(What is needed) In the listing below, locate the lines bearing the word "matplotlib". Copy every one of them.

(Data excerpt)
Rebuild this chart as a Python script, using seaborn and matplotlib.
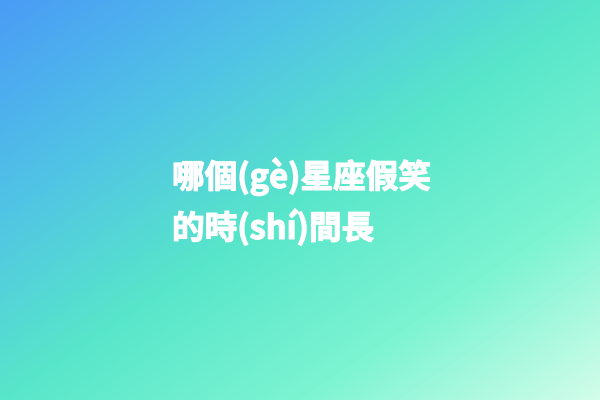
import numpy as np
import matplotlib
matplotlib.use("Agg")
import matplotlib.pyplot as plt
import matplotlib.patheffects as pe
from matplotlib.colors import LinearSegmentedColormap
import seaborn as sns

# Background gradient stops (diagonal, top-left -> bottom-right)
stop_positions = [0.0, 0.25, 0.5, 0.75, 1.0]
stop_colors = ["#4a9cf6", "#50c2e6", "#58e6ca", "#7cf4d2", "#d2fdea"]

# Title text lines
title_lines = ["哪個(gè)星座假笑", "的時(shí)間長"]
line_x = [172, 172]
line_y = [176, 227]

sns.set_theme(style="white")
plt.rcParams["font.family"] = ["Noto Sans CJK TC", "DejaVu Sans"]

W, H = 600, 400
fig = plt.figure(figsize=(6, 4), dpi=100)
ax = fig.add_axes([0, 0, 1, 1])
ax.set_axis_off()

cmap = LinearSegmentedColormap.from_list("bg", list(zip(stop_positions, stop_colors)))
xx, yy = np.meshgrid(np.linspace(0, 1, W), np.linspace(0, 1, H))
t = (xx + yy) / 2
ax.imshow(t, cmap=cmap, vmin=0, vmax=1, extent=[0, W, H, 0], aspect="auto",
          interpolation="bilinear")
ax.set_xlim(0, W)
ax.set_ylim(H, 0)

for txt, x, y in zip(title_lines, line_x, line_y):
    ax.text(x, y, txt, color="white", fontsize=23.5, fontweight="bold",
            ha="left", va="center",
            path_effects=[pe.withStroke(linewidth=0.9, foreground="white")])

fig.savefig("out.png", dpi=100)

(Answer below)
Rebuild this chart as a Python script, using seaborn and matplotlib.
import matplotlib
matplotlib.use("Agg")
import matplotlib.pyplot as plt
import matplotlib.patheffects as pe
from matplotlib.colors import LinearSegmentedColormap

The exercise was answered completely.